If a foreign power, during the Civil War, had landed military forces on the Atlantic coast, no matter how much that power had assured us that it did not intend to interfere, we would have demanded instant withdrawal. And in replying to assurances of a non-interfering intention, we would have replied: “You have already interfered—you are on our territory, and if you do not come to aid us, our enemy will be able to assert to his adherents, that you have come to aid him. You must do one of two things—fight with us or against us. We mistrust you, for we feel that if things should go against either side in this quarrel, you would throw your forces in with what appeared to be the winning side.”

And in Russia, and Siberia to-day, we are inclined to think that the issue is between Bolshevism and non-Bolshevism. It is a greater issue than that—it is a fight between an imperial form of government and a republican form of government.

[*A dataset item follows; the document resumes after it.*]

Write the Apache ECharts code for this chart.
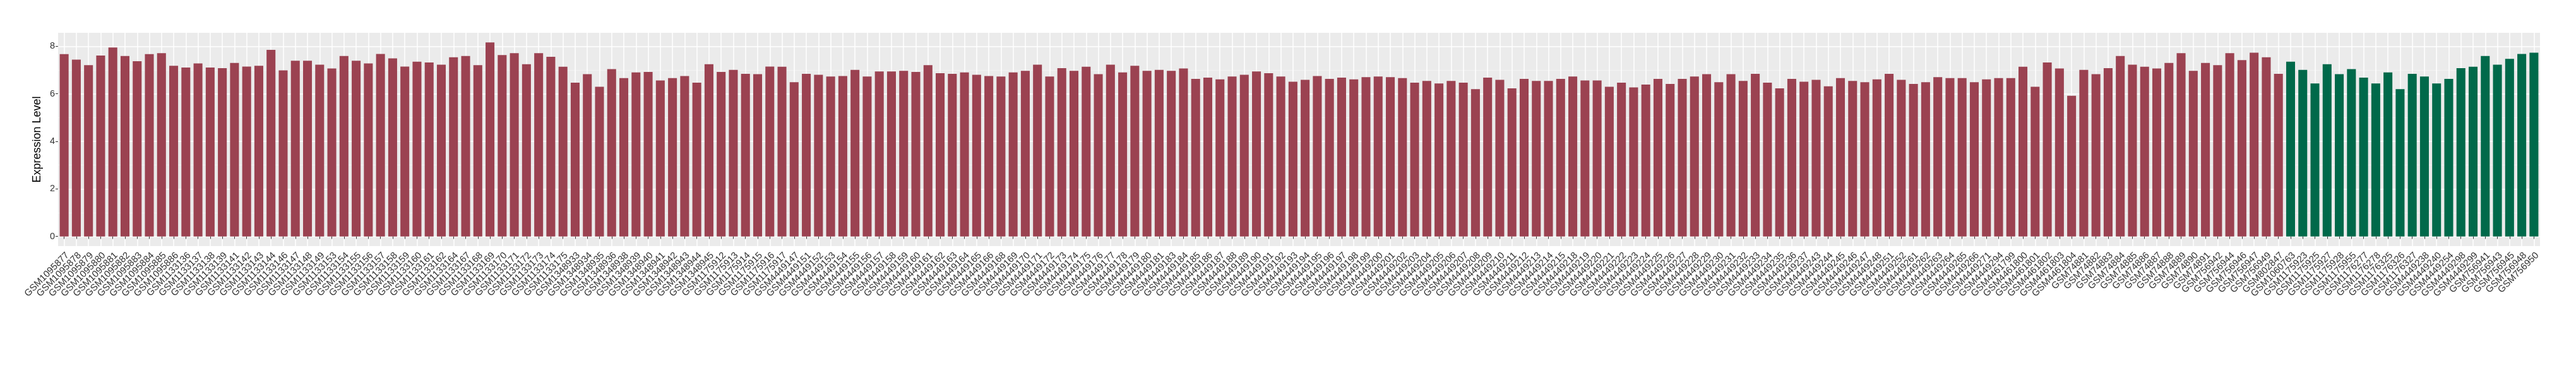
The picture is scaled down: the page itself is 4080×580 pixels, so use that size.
<!DOCTYPE html>
<html>
<head>
<meta charset="utf-8">
<script src="https://cdn.jsdelivr.net/npm/echarts@6/dist/echarts.min.js"></script>
<style>
html,body{margin:0;padding:0;background:#fff;}
#chart{width:4080px;height:580px;}
</style>
</head>
<body>
<div id="chart"></div>
<script>
// ---- data ----
var categories = [
"GSM1095877","GSM1095878","GSM1095879","GSM1095880","GSM1095881","GSM1095882","GSM1095883","GSM1095884","GSM1095885","GSM1095886",
"GSM1133136","GSM1133137","GSM1133138","GSM1133139","GSM1133141","GSM1133142","GSM1133143","GSM1133144","GSM1133146","GSM1133147",
"GSM1133148","GSM1133149","GSM1133153","GSM1133154","GSM1133155","GSM1133156","GSM1133157","GSM1133158","GSM1133159","GSM1133160",
"GSM1133161","GSM1133162","GSM1133164","GSM1133167","GSM1133168","GSM1133169","GSM1133170","GSM1133171","GSM1133172","GSM1133173",
"GSM1133174","GSM1133175","GSM1348933","GSM1348934","GSM1348935","GSM1348936","GSM1348938","GSM1348939","GSM1348940","GSM1348941",
"GSM1348942","GSM1348943","GSM1348944","GSM1348945","GSM1175912","GSM1175913","GSM1175914","GSM1175915","GSM1175916","GSM1175917",
"GSM4449147","GSM4449151","GSM4449152","GSM4449153","GSM4449154","GSM4449155","GSM4449156","GSM4449157","GSM4449158","GSM4449159",
"GSM4449160","GSM4449161","GSM4449162","GSM4449163","GSM4449164","GSM4449165","GSM4449166","GSM4449168","GSM4449169","GSM4449170",
"GSM4449171","GSM4449172","GSM4449173","GSM4449174","GSM4449175","GSM4449176","GSM4449177","GSM4449178","GSM4449179","GSM4449180",
"GSM4449181","GSM4449183","GSM4449184","GSM4449185","GSM4449186","GSM4449187","GSM4449188","GSM4449189","GSM4449190","GSM4449191",
"GSM4449192","GSM4449193","GSM4449194","GSM4449195","GSM4449196","GSM4449197","GSM4449198","GSM4449199","GSM4449200","GSM4449201",
"GSM4449202","GSM4449203","GSM4449204","GSM4449205","GSM4449206","GSM4449207","GSM4449208","GSM4449209","GSM4449210","GSM4449211",
"GSM4449212","GSM4449213","GSM4449214","GSM4449215","GSM4449218","GSM4449219","GSM4449220","GSM4449221","GSM4449222","GSM4449223",
"GSM4449224","GSM4449225","GSM4449226","GSM4449227","GSM4449228","GSM4449229","GSM4449230","GSM4449231","GSM4449232","GSM4449233",
"GSM4449234","GSM4449235","GSM4449236","GSM4449237","GSM4449243","GSM4449244","GSM4449245","GSM4449246","GSM4449247","GSM4449248",
"GSM4449251","GSM4449252","GSM4449261","GSM4449262","GSM4449263","GSM4449264","GSM4449265","GSM4449266","GSM4449271","GSM4449294",
"GSM4461799","GSM4461800","GSM4461801","GSM4461802","GSM4461803","GSM4461804","GSM74881","GSM74882","GSM74883","GSM74884",
"GSM74885","GSM74886","GSM74887","GSM74888","GSM74889","GSM74890","GSM74891","GSM756942","GSM756944","GSM756946",
"GSM756947","GSM756949","GSM802847","GSM1060763","GSM1175923","GSM1175925","GSM1175927","GSM1175928","GSM1175955","GSM1176277",
"GSM1176278","GSM1176325","GSM1176326","GSM1176327","GSM4449238","GSM4449240","GSM4449254","GSM4449298","GSM4449299","GSM756941",
"GSM756943","GSM756945","GSM756948","GSM756950"
];

// first group (red bars), in category order
var valuesGroupA = [
7.67,7.44,7.21,7.61,7.95,7.59,7.37,7.67,7.71,7.18,
7.11,7.28,7.11,7.08,7.30,7.15,7.18,7.85,6.99,7.39,
7.39,7.23,7.07,7.59,7.39,7.28,7.68,7.49,7.15,7.35,
7.32,7.23,7.54,7.59,7.21,8.16,7.63,7.71,7.25,7.71,
7.56,7.14,6.47,6.83,6.30,7.04,6.66,6.90,6.92,6.56,
6.66,6.75,6.47,7.25,6.92,7.01,6.84,6.83,7.15,7.14,
6.49,6.84,6.80,6.73,6.75,7.01,6.73,6.94,6.94,6.97,
6.92,7.21,6.87,6.84,6.90,6.80,6.75,6.73,6.90,6.97,
7.23,6.73,7.08,6.97,7.14,6.83,7.23,6.90,7.18,6.97,
7.01,6.97,7.07,6.63,6.68,6.61,6.73,6.80,6.94,6.87,
6.73,6.51,6.59,6.75,6.63,6.68,6.61,6.70,6.73,6.70,
6.66,6.47,6.54,6.44,6.54,6.47,6.20,6.68,6.59,6.23,
6.63,6.54,6.54,6.63,6.73,6.56,6.56,6.30,6.47,6.27,
6.39,6.63,6.42,6.63,6.73,6.83,6.49,6.83,6.54,6.84,
6.47,6.23,6.63,6.51,6.59,6.32,6.66,6.54,6.49,6.61,
6.84,6.59,6.42,6.49,6.70,6.66,6.66,6.49,6.61,6.66,
6.66,7.14,6.30,7.32,7.07,5.92,7.01,6.83,7.08,7.59,
7.23,7.14,7.07,7.30,7.71,6.97,7.30,7.21,7.71,7.42,
7.73,7.54,6.84
];
// second group (green bars), following group A
var valuesGroupB = [
7.35,7.01,6.44,7.25,6.83,7.04,6.68,6.44,6.90,6.20,
6.84,6.73,6.44,6.63,7.08,7.14,7.59,7.23,7.47,7.68,
7.73
];

var yMajorTicks = [0, 2, 4, 6, 8];
var yMinorTicks = [1, 3, 5, 7];

var colorA = '#9B4251';
var colorB = '#00694A';

// ---- chart ----
var barData = valuesGroupA.map(function (v) { return { value: v, itemStyle: { color: colorA } }; })
  .concat(valuesGroupB.map(function (v) { return { value: v, itemStyle: { color: colorB } }; }));

var font = '"Liberation Sans", Arial, Helvetica, sans-serif';
var chart = echarts.init(document.getElementById('chart'), null, { renderer: 'canvas' });
chart.setOption({
  animation: false,
  backgroundColor: '#ffffff',
  grid: {
    left: 92, right: 57, top: 52, bottom: 190,
    show: true, backgroundColor: '#EBEBEB', borderWidth: 0, containLabel: false
  },
  xAxis: {
    type: 'category',
    data: categories,
    boundaryGap: true,
    axisLine: { show: false },
    axisTick: { show: true, alignWithLabel: true, interval: 0, length: 4, lineStyle: { color: '#333333', width: 1 } },
    splitLine: { show: true, alignWithLabel: true, interval: 0, lineStyle: { color: '#ffffff', width: 1.5 } },
    axisLabel: {
      interval: 0, rotate: 45, margin: 7,
      align: 'right', verticalAlign: 'top',
      fontFamily: font, fontSize: 15, color: '#333333'
    }
  },
  yAxis: [{
    type: 'value',
    min: -0.408, max: 8.568,
    name: 'Expression Level',
    nameLocation: 'middle',
    nameGap: 19,
    nameTextStyle: { fontFamily: font, fontSize: 18, color: '#000000' },
    axisLine: { show: false },
    axisTick: { show: true, length: 4, customValues: yMajorTicks, lineStyle: { color: '#333333' } },
    axisLabel: { customValues: yMajorTicks, margin: 5, fontFamily: font, fontSize: 14.5, color: '#333333' },
    splitLine: { show: true, lineStyle: { color: '#ffffff', width: 1.6 } }
  }, {
    type: 'value',
    position: 'left',
    min: -0.408, max: 8.568,
    axisLine: { show: false },
    axisTick: { show: false, customValues: yMinorTicks },
    axisLabel: { show: false, customValues: yMinorTicks },
    splitLine: { show: true, lineStyle: { color: '#F5F5F5', width: 0.8 } }
  }],
  series: [{
    type: 'bar',
    yAxisIndex: 0,
    data: barData,
    barWidth: '73%',
    z: 5
  }]
});
</script>
</body>
</html>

When Maximilian set up his Empire in Mexico, we regarded it as an unfriendly act, and drove him out; and our own Monroe policy forbids foreign powers from landing forces for aggression or anything else in any part of the Western Hemisphere. No matter what a European chancellory might assert as the motive for sending a military expedition to this side of the world, we would regard it as an unfriendly act.

I wish it borne in mind that I am not attacking the administration for sending an expedition; but I am criticising the sending of an expedition; and having no policy.

We sat around all winter in Siberia, refusing to oppose “agitating peasants,” or “anti-Kolchak forces,” and when Spring came our own men were killed and captured at the Suchan Mines, not far from Vladivostok, by agitating peasants and anti-Kolchak forces, now revealed as Bolshevists. The errors of statesmen are corrected with the lives of soldiers.

What should we have done in Siberia? We should have done the only thing a military expedition is supposed to do—prevent disorder, insure safety to the inhabitants who go about their business, and demand that the Russians in such places as we occupied get busy with plans for government, and till they did so, go on and administer local government with their coöperation in accordance with our own ideas, and with our future intentions toward the people clearly stated and pledged.

That sounds like a big order. But those are the things we were expected to do by all hands—Russians, and our Allied interventionists. Also, no doubt, the decent element of our own country expected such action—and thought it was being done.

We have lost face in Asia, and if we ever find we wish to make a threatening gesture in that direction, we will not be taken very seriously till we have carried out the threat at large cost in blood and treasure. We may never have to make that threat, but we may be menaced from that direction some day, because Germany will expand in that direction, if not territorially at once, at least economically. And one thing we must realize—Germany has far better chances of merging with Asia than we have, because Asia understands the German idea.

Asia does not understand our ideas or ideals in government, and since seeing us operate in Siberia, is more puzzled with us than ever. Asia realizes our strength, and fears us for that reason alone; but she has seen our strength poorly demonstrated on her own soil, and she feels inclined to say: “Pooh! The giant of the Western Hemisphere is afraid of us, after all. He shakes his fist, but does not want to fight, he does not want to exert himself in this direction, he does not want to control us in any way. He is a good-natured giant, and there is no reason why we should fear his bluster.”

Asia is saying that herself. If ever the day comes when another power whispers to her that she is right about us, and that if she will join up with them we can be driven out of Asia and kept out, then Asia will in time be a serious menace to our peace and safety, and our existence as a nation with Western ideals.